May Windfall features Laura Winter and Carol Ann Bassett
WINDFALL READING SERIES , Tuesday, May 18, 2010, 5:30 pm, Eugene Public Library
Desert Landscapes – This month we will hear from two writers who have learned to make a passionate defense for the fragility, austere beauty and rich variety hidden in arid environments.
Laura Winter, as the Introduction to her collection Coming Here to Be Alone declares, “has actually been to all the places she writes about.” She writes about “shadows of moon and cloud painting figures of bronze across the white sand mounds.” These poems are exquisite renderings of the particular way the desert frames and emphasizes solitude. Yet the landscape, as desert lovers know, is actually full of movement and life, and Laura pays attention to the bats, the lizards, the nettles and white-crusted pools. A Portland-based poet, Laura is the author of four previous collections of poetry:Skin Into Dust, No Gravy Baby, Not Gone/Just Not Here, and Sleeping Leaves. She is the publisher of Take Out, “a ‘bag-a-zine’ of art, writing and music that features powerful voices from around the globe.” She has written for and performed with jazz musicians and improvisers in the U.S. and Europe. The art-song clarity of her desert-inspired verses inspired two multi-media artists to translate them into German, and this newest book is published in bilingual form.

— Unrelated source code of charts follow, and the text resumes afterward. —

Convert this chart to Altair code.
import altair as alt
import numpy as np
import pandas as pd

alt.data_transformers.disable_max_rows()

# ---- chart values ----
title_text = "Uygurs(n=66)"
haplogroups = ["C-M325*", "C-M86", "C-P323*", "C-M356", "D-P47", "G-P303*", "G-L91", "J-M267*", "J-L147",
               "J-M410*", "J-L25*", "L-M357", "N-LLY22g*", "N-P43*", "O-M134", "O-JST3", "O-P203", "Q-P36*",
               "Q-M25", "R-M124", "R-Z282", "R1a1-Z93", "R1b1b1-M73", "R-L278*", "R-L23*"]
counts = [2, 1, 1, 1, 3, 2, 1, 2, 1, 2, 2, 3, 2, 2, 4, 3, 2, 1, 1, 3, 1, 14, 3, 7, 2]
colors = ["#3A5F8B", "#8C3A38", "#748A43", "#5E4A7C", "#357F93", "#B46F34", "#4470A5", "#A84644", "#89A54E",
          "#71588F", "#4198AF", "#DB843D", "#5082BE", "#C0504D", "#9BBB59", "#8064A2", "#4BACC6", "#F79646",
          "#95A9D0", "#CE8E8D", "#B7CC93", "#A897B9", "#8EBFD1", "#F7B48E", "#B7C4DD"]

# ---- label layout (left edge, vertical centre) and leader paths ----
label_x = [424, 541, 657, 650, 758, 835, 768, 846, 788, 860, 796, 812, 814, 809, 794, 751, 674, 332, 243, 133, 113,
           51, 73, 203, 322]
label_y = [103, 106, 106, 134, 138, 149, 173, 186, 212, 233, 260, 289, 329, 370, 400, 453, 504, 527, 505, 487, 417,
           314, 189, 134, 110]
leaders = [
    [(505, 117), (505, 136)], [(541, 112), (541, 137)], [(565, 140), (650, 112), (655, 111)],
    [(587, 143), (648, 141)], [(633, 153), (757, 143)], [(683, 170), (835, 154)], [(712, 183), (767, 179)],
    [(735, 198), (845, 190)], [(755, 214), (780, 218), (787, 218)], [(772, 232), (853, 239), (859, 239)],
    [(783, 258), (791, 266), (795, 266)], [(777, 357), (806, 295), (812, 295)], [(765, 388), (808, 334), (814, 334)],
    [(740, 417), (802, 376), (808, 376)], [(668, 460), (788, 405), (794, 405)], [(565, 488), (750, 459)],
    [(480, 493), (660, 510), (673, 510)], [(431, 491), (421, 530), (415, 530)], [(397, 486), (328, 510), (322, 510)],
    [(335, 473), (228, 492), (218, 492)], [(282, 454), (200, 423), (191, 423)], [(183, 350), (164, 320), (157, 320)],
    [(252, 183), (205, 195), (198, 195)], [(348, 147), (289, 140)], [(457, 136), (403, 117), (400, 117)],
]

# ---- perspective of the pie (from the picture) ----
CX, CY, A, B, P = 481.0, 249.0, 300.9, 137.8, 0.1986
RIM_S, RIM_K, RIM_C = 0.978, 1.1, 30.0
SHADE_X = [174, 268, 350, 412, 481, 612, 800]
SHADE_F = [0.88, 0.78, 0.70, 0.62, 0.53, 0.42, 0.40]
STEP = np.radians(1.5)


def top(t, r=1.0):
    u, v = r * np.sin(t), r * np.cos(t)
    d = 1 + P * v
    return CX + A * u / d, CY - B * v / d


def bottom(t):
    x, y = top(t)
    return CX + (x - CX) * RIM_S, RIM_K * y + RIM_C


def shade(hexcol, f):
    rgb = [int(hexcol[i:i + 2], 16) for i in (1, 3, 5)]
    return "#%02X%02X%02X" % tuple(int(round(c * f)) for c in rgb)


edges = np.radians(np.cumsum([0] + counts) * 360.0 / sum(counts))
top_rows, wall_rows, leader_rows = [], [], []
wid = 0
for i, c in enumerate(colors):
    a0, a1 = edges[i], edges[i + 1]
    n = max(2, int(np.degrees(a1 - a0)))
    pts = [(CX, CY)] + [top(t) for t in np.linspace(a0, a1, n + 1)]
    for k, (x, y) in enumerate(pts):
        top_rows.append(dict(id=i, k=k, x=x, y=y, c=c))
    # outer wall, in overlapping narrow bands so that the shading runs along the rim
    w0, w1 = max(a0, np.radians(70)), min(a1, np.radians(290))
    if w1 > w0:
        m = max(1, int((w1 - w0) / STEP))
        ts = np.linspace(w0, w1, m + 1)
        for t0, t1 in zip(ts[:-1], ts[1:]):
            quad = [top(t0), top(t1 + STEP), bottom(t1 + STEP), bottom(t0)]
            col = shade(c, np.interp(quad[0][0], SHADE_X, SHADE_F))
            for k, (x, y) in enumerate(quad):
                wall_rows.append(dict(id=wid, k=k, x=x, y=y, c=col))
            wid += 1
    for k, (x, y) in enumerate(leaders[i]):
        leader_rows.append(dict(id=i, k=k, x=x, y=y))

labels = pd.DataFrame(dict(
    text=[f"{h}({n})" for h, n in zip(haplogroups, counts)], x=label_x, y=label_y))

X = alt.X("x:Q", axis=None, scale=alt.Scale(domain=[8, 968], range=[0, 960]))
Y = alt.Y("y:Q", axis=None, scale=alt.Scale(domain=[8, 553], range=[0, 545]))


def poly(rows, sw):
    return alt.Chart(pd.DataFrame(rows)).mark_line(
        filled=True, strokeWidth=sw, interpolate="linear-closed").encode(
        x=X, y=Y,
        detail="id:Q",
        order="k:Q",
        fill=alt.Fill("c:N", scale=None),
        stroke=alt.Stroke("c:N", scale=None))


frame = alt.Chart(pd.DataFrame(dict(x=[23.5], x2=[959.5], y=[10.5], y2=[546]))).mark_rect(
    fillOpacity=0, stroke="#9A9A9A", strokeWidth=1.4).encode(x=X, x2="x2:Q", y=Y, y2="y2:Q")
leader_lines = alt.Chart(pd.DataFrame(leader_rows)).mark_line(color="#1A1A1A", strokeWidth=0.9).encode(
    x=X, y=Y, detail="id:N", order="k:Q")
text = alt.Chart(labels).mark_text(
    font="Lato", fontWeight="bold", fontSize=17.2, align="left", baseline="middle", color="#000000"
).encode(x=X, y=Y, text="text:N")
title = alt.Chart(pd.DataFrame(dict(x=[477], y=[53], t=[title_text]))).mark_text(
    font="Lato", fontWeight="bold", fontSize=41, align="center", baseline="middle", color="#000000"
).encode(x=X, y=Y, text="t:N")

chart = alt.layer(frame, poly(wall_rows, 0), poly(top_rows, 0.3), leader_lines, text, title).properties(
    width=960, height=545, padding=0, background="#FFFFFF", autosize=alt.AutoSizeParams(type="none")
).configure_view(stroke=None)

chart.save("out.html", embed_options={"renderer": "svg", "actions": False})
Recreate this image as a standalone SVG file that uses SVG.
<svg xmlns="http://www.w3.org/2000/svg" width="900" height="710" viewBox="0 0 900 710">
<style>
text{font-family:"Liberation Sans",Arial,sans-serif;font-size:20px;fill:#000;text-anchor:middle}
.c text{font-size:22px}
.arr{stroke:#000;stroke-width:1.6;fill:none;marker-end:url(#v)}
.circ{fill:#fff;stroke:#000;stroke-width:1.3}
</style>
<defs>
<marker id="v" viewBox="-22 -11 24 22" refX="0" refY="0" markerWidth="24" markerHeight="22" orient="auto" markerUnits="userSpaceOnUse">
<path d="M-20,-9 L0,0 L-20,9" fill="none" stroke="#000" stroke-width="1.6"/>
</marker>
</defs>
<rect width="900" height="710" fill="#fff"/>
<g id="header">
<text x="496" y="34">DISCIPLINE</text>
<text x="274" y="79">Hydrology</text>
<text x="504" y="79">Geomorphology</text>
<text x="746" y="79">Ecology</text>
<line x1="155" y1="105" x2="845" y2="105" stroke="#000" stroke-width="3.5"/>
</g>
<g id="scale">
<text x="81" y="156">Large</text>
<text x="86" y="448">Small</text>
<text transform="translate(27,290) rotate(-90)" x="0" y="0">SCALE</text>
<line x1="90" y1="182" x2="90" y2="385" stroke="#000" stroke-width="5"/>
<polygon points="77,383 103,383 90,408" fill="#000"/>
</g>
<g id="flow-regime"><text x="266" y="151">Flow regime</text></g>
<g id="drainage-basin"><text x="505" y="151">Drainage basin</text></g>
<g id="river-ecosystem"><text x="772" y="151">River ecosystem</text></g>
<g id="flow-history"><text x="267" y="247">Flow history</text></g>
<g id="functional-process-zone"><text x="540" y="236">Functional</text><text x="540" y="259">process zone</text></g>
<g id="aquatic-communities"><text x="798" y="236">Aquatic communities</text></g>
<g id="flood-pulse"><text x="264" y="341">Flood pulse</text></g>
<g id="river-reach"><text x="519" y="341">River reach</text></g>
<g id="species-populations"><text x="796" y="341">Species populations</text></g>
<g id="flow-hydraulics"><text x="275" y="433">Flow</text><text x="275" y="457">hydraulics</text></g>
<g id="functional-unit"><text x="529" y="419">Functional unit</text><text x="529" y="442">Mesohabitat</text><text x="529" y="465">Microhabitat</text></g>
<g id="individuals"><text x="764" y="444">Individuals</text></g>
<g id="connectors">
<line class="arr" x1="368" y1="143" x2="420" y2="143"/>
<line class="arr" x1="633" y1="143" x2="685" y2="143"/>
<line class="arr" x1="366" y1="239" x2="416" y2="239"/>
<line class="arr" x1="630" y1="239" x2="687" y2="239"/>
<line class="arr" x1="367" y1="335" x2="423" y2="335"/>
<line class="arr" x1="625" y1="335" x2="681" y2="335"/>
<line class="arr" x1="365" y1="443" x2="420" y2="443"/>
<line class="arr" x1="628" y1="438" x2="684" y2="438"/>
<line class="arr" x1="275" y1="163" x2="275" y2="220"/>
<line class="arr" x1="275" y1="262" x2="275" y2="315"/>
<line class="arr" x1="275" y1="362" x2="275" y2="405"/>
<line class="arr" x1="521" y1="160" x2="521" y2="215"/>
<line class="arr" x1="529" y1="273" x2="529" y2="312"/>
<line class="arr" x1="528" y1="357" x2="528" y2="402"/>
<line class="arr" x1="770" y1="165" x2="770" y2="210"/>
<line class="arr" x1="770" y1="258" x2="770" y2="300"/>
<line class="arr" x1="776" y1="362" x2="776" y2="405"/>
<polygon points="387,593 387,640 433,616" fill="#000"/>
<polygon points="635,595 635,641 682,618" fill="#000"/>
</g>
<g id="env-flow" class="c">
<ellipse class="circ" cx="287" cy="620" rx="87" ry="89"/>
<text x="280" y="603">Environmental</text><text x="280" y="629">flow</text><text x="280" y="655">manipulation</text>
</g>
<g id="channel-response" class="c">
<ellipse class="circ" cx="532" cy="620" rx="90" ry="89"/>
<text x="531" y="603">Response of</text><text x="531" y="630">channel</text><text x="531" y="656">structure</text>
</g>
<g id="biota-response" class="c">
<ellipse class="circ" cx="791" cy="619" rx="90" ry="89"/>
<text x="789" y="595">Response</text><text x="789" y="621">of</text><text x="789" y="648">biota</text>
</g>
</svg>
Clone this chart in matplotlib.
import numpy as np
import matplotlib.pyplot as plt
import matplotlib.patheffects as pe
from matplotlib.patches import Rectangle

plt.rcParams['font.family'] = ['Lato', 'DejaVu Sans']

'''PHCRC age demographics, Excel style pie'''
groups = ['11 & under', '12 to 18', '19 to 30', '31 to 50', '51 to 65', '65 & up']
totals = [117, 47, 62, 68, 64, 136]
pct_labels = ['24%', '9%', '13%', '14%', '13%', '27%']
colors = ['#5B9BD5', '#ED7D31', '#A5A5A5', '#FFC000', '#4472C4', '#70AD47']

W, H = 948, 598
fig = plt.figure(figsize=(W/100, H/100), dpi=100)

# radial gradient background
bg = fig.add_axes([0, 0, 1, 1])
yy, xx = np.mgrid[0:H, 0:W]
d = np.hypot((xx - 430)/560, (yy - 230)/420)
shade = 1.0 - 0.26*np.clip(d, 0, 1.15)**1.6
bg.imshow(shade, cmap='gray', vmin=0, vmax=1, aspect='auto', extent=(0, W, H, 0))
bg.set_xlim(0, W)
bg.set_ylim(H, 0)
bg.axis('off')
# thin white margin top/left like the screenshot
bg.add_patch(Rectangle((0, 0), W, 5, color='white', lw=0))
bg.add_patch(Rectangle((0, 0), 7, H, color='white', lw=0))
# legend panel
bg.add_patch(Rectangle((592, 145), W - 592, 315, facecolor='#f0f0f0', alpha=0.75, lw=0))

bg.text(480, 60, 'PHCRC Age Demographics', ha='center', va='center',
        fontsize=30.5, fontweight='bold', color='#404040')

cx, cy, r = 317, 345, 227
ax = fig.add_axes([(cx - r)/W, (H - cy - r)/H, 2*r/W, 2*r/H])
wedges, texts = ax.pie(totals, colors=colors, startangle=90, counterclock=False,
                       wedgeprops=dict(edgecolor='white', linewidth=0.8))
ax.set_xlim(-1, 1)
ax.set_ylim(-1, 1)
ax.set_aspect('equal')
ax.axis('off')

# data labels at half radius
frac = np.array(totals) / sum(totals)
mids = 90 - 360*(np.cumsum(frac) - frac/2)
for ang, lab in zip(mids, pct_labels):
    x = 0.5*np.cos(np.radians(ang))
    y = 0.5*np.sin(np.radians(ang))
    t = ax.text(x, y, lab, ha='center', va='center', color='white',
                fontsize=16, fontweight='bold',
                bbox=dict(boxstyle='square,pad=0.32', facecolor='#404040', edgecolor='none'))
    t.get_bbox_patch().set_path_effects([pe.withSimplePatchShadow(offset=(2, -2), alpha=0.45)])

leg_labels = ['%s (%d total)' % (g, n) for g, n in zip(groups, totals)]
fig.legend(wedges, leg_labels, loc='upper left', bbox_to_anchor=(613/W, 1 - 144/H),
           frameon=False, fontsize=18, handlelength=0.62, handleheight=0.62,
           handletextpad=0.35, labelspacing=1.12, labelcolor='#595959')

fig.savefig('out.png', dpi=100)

Carol Ann Bassett is a teacher of environmental writing and literary nonfiction at the University of Oregon. Her work has tended to focus on landscapes that much of the world regards as “empty” or “lifeless,” such as the deserts of the American Southwest, and most recently, the Galapagos islands of the South Pacific. She goes to these places not only as a writer but as a naturalist; lives among the inhabitants—human and non-human—and brings back stories both personal and universal in an effort to help keep them from literally disappearing from the face of the earth. Carol Ann is the author of three works of literary nonfiction: Organ Pipe: Life on the Edge, A Gathering of Stones: Journeys to the Edges of a Changing World (a finalist for the Oregon Book Award), and most recently,Galápagos at the Crossroads. She has been a regular contributor to The New York Times and Time-Life, and her work has appeared in The Nation, The Los Angeles Times, Mother Jones, Condé Nast Traveler and other national publications.